The "you" in question being Thatcher, Blair and the evil, Japanese factory owners who fire the father of main character A. Which would be fine if "EMG" offered any answers beyond that railing and a constant idolisation of NHS founder Aneurin Bevan; someone else to vote for, perhaps, some other way to employ the masses. As it is, it's like watching an Oxfam advert on TV, seeing kids starving, with no donation-line number at the end. And watching the character Cindy cut herself, though squirm-in-your-seat shocking, just feels like looking in a mirror which shows only spots and wrinkles - gruesomely effective, but essentially futile ...

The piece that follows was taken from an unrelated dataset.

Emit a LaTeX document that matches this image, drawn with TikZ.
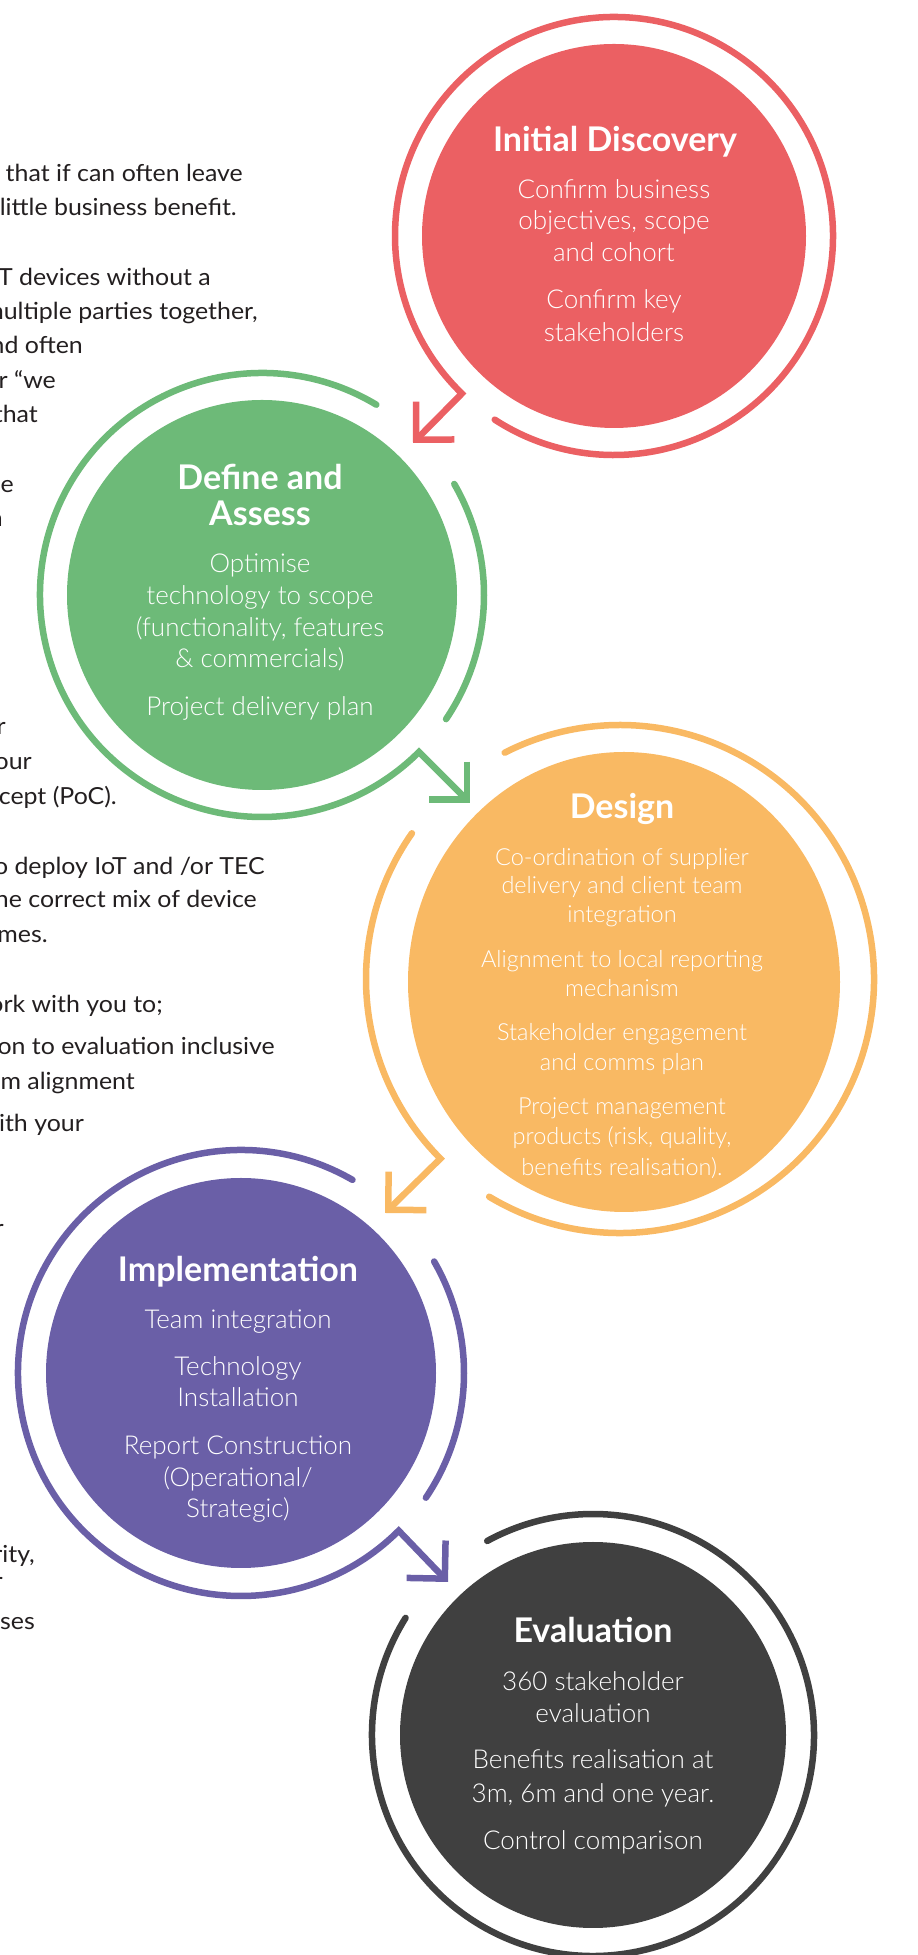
\documentclass[tikz,border=0pt]{standalone}
\usepackage{fontspec}
\setmainfont{Lato}
\newfontfamily\lightfont{Lato Light}
\newfontfamily\copyfont{Lato}[FakeStretch=1.06]
\usetikzlibrary{arrows.meta,shapes.geometric}

\definecolor{discred}{HTML}{EB6063}
\definecolor{defgreen}{HTML}{6DBA78}
\definecolor{desorange}{HTML}{F9B963}
\definecolor{implpurple}{HTML}{6A5FA7}
\definecolor{evalgrey}{HTML}{404040}
\definecolor{copytext}{HTML}{231F20}

\tikzstyle{phase}=[circle,inner sep=0pt]
\tikzstyle{ring}=[line width=6.5pt,line cap=round]
\tikzstyle{ring arrow}=[ring,-{Straight Barb[length=27pt,width=54pt]}]
\tikzstyle{phase title}=[anchor=base,text=white,inner sep=0pt,font=\bfseries\fontsize{34}{40}\selectfont]
\tikzstyle{phase text}=[anchor=base,text=white,inner sep=0pt,font=\lightfont\fontsize{26}{31}\selectfont]
\tikzstyle{copy}=[anchor=base east,text=copytext,inner sep=0pt,font=\copyfont\fontsize{23.5}{28}\selectfont]

\begin{document}
\begin{tikzpicture}[x=1pt,y=1pt]
    \useasboundingbox (0,0) rectangle (918,1955);
    % cut-off copy on the left
    \foreach \xx/\yy/\txt [count=\i] in {243/1773/{n that if can often leave}, 237/1739/{y little business benefit.},
            211/1669/{oT devices without a}, 258/1635/{multiple parties together,}, 83/1601/{nd often},
            56/1566/{er “we}, 38/1532/{that}, 14/1462/{le}, 3/1428/{n}, 6/1220/{r}, 32/1185/{our},
            117/1150/{cept (PoC).}, 265/1080/{o deploy IoT and /or TEC}, 257/1047/{he correct mix of device},
            48/1012/{mes.}, 163/942/{ork with you to;}, 275/900/{ion to evaluation inclusive},
            135/865/{m alignment}, 84/823/{with your}, 4/718/{r}, 35/392/{rity,}, 3/365/{r}, 35/325/{ses}}
        \node[copy] (copy\i) at (\xx,\yy) {\txt};

    % phases
    \node[phase,fill=discred,minimum size=384pt] (disc) at (614,1719) {};
    \node[phase,fill=defgreen,minimum size=390pt] (define) at (262,1360) {};
    \node[ellipse,inner sep=0pt,fill=desorange,minimum width=432pt,minimum height=460pt] (design) at (624,973) {};
    \node[phase,fill=implpurple,minimum size=390pt] (impl) at (241,582) {};
    \node[phase,fill=evalgrey,minimum size=386pt] (eval) at (593,220) {};

    \coordinate (ringC) at (620,976);
    \coordinate (tipA) at (413,1512);
    \coordinate (tipB) at (470,1152);
    \coordinate (tipC) at (385,742);
    \coordinate (tipD) at (448,373);

    % rings and arrows
    \draw[ring arrow,discred] (disc.center) ++(-123:219) arc[start angle=-123,end angle=226,radius=219] -- (tipA);
    \draw[ring arrow,defgreen] (define.center) ++(59:222) arc[start angle=59,end angle=315,radius=222] -- (tipB);
    \draw[ring,defgreen] (define.center) ++(30:222) arc[start angle=30,end angle=-34,radius=222];
    \draw[ring,desorange] (ringC) ++(239:254) arc[start angle=239,end angle=477,radius=254];
    \draw[ring arrow,desorange] (ringC) ++(145:254) arc[start angle=145,end angle=225,radius=254] -- (tipC);
    \draw[ring arrow,implpurple] (impl.center) ++(60:223) arc[start angle=60,end angle=315,radius=223] -- (tipD);
    \draw[ring,implpurple] (impl.center) ++(30:223) arc[start angle=30,end angle=-34,radius=223];
    \draw[ring,evalgrey] (eval.center) ++(148:221) arc[start angle=148,end angle=478.6,radius=221];

    % titles
    \foreach \name/\xx/\yy/\txt in {disc/615/1803/{Initial Discovery}, define/260/1465/{Define and},
            assess/260/1429/{Assess}, design/622/1136/{Design}, impl/238/673/{Implementation},
            eval/593/312/{Evaluation}}
        \node[phase title] (\name-title) at (\xx,\yy) {\txt};

    % phase texts
    \foreach \yy/\txt [count=\i] in {1756/{Confirm business}, 1725/{objectives, scope}, 1693/{and cohort},
            1646/{Confirm key}, 1613/{stakeholders}}
        \node[phase text] (disc-\i) at (614,\yy) {\txt};
    \foreach \yy/\txt [count=\i] in {1382/{Optimise}, 1350/{technology to scope}, 1318/{(functionality, features},
            1287/{\& commercials)}, 1239/{Project delivery plan}}
        \node[phase text] (define-\i) at (260,\yy) {\txt};
    \foreach \yy/\txt [count=\i] in {1089/{Co-ordination of supplier}, 1061/{delivery and client team},
            1032/{integration}, 987/{Alignment to local reporting}, 958/{mechanism},
            914/{Stakeholder engagement}, 884/{and comms plan}, 840/{Project management},
            810/{products (risk, quality,}, 779/{benefits realisation).}}
        \node[phase text,font=\lightfont\fontsize{23.5}{28}\selectfont] (design-\i) at (622,\yy) {\txt};
    \foreach \yy/\txt [count=\i] in {626/{Team integration}, 579/{Technology}, 548/{Installation},
            500/{Report Construction}, 468/{(Operational/}, 437/{Strategic)}}
        \node[phase text] (impl-\i) at (238,\yy) {\txt};
    \foreach \yy/\txt [count=\i] in {264/{360 stakeholder}, 232/{evaluation}, 186/{Benefits realisation at},
            152/{3m, 6m and one year.}, 105/{Control comparison}}
        \node[phase text] (eval-\i) at (593,\yy) {\txt};
\end{tikzpicture}
\end{document}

All of which threatens to reduce "EMG" to the level of a visually brilliant Nine Inch Nails video, or it might, were the music not infinitely better throughout (numerous Manics songs plus the odd smattering of Catatonia, Stereophonics etc.) Of course, there's bound to be those who'll say Patrick Jones is merely exploiting his access to his brother's work. Utter crap, of course: the title "Everything Must Go" was originally his before Nicky half-inched it. As Rhys Miles Thomas says: "It's not a f***ing Manics tribute and it's not "Everything Must Go" the album on stage."
Sure, but there is a strange pleasure to be had watching James and Nicky squirm in their seats tonight, as the quotes and songs come thick and fast.
"I can't deny that, now and again, it felt awkward," blushes James afterwards. "But some of the songs sounded better than they'd ever, ever sounded. Ever. As if they'd been brought home and meant what they initially meant, to me."
To him, perhaps. But, though it was impossible not to be stunned by the performance, the volume and the production, maybe you had to be a Manic Street Preacher to find the meaning.